Posted By: SallyB | September 3, 2009 7:39 AM
I applaud the effort. Americans are funny people, but God loves them all!
Posted By: John | September 3, 2009 11:16 AM
This video, like so many churches, frames the problem as a decline in the number of people attending, so naturally, as in many churches, the solution is seen as increasing the numbers, and making church a little less challenging is the way to do that.
But as others point out, more numbers do not a community make. And I'd add, removing challenges does not help build community; it only reinforces the myth of individualism.
Are those who drive in being challenged to become part of a deeply shared community of belivers?
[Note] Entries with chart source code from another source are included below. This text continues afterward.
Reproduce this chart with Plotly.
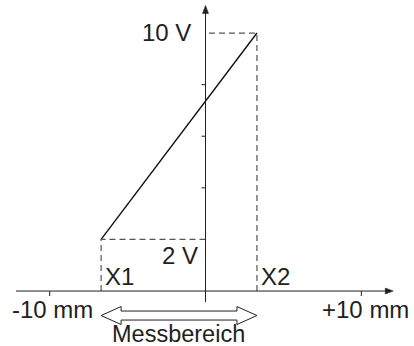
import plotly.graph_objects as go

# ---- data ----
x_ticks = [-10, 10]
x_tick_labels = ["-10 mm", "+10 mm"]
y_ticks = [4, 6, 8]
x_range_points = [-6.7, 3.3]      # X1, X2 (mm)
v_points = [2, 10]                # output voltage at X1, X2 (V)
point_labels = ["X1", "X2"]
v_labels = ["2 V", "10 V"]
range_label = "Messbereich"

# ---- layout helpers ----
W, H = 414, 346
XMIN, XMAX = -13.19, 13.38
YMIN, YMAX = -2.13, 11.28
pxx = W / (XMAX - XMIN)   # px per mm
pxy = H / (YMAX - YMIN)   # px per V

FONT = dict(family="Liberation Sans, Arial, sans-serif", size=24, color="#231f20")
AX = "#231f20"
DASH = "#555555"

fig = go.Figure()

# characteristic line
fig.add_trace(go.Scatter(x=x_range_points, y=v_points, mode="lines",
                         line=dict(color="#111111", width=1.4), hoverinfo="skip"))

# dashed guide lines
x1, x2 = x_range_points
v1, v2 = v_points
for xp, vp in [(x1, v1), (x2, v2)]:
    fig.add_trace(go.Scatter(x=[xp, xp, 0], y=[0, vp, vp], mode="lines",
                             line=dict(color=DASH, width=1.2, dash="6px,4px"),
                             hoverinfo="skip"))

shapes = []
# axes
x_left, x_right = -12.16, 11.6
y_bottom, y_top = -0.43, 10.8
shapes.append(dict(type="line", x0=x_left, x1=x_right, y0=0, y1=0,
                   line=dict(color=AX, width=1)))
shapes.append(dict(type="line", x0=0, x1=0, y0=y_bottom, y1=y_top,
                   line=dict(color=AX, width=1)))
# arrow heads
ah_len, ah_half = 7, 3
shapes.append(dict(type="path",
                   path=f"M {x_right - 1/pxx} {3/pxy} L {x_right + ah_len/pxx} 0 L {x_right - 1/pxx} {-3/pxy} Z",
                   fillcolor=AX, line=dict(color=AX, width=0.5)))
shapes.append(dict(type="path",
                   path=f"M {-ah_half/pxx} {y_top - 1/pxy} L 0 {y_top + ah_len/pxy} L {ah_half/pxx} {y_top - 1/pxy} Z",
                   fillcolor=AX, line=dict(color=AX, width=0.5)))
# ticks
for t in y_ticks:
    shapes.append(dict(type="line", x0=-4/pxx, x1=0, y0=t, y1=t,
                       line=dict(color=AX, width=1)))
for t in x_ticks:
    shapes.append(dict(type="line", x0=t, x1=t, y0=0, y1=-5/pxy,
                       line=dict(color=AX, width=1)))

# hollow double arrow (Messbereich)
yc = -24.5 / pxy
sh = 4.5 / pxy
hh = 9 / pxy
hl = 20 / pxx
path = (f"M {x1} {yc} L {x1 + hl} {yc + hh} L {x1 + hl} {yc + sh} "
        f"L {x2 - hl} {yc + sh} L {x2 - hl} {yc + hh} L {x2} {yc} "
        f"L {x2 - hl} {yc - hh} L {x2 - hl} {yc - sh} L {x1 + hl} {yc - sh} "
        f"L {x1 + hl} {yc - hh} Z")
shapes.append(dict(type="path", path=path, fillcolor="white",
                   line=dict(color=AX, width=1)))

annotations = []
# tick labels
for t, lab in zip(x_ticks, x_tick_labels):
    annotations.append(dict(x=t, y=0, text=lab, showarrow=False, font=FONT,
                            xanchor="center", yanchor="middle", yshift=-18,
                            xshift=3 if t < 0 else 4))
# voltage labels
annotations.append(dict(x=0, y=v2, text=v_labels[1], showarrow=False, font=FONT,
                        xanchor="right", yanchor="middle", xshift=-13, yshift=1))
annotations.append(dict(x=0, y=v1, text=v_labels[0], showarrow=False, font=FONT,
                        xanchor="right", yanchor="middle", xshift=-6, yshift=-16))
# X1, X2
for xp, lab in zip(x_range_points, point_labels):
    annotations.append(dict(x=xp, y=0, text=lab, showarrow=False, font=FONT,
                            xanchor="left", yanchor="middle", xshift=2, yshift=15))
annotations.append(dict(x=(x1 + x2) / 2, y=0, text=range_label, showarrow=False,
                        font=dict(FONT, size=23.5), xanchor="center", yanchor="middle",
                        yshift=-43, xshift=-1))

fig.update_layout(
    width=W, height=H, margin=dict(l=0, r=0, t=0, b=0),
    paper_bgcolor="white", plot_bgcolor="white", showlegend=False,
    xaxis=dict(range=[XMIN, XMAX], visible=False, fixedrange=True),
    yaxis=dict(range=[YMIN, YMAX], visible=False, fixedrange=True),
    shapes=shapes, annotations=annotations,
)

fig.write_html("out.html", config={"displayModeBar": False},
               post_script="document.body.style.margin='0';document.body.style.padding='0';document.body.style.overflow='hidden';")
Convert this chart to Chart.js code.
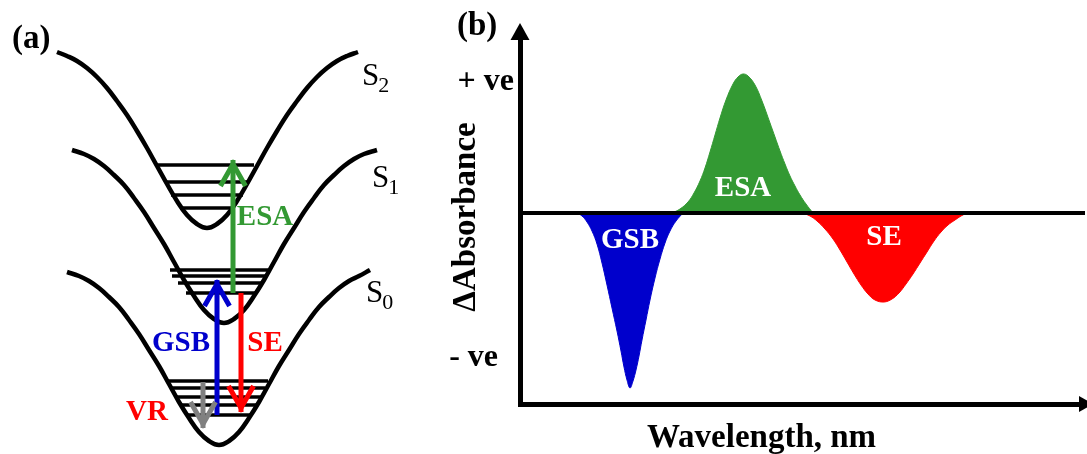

Posted By: John | September 4, 2009 12:18 PM
I think we are missing the point. As an evangelistic strategy, this may work and cause people to build a relationship with that pastor.
However, it is NOT a substitute for what Christ intended for his church, along with many other models that are used today. Let's stop focusing on what isn't church and start working on creatively developing local expressions of the body of Christ.
I would love to see this church use this ministry to get people into a relationship with God and with others.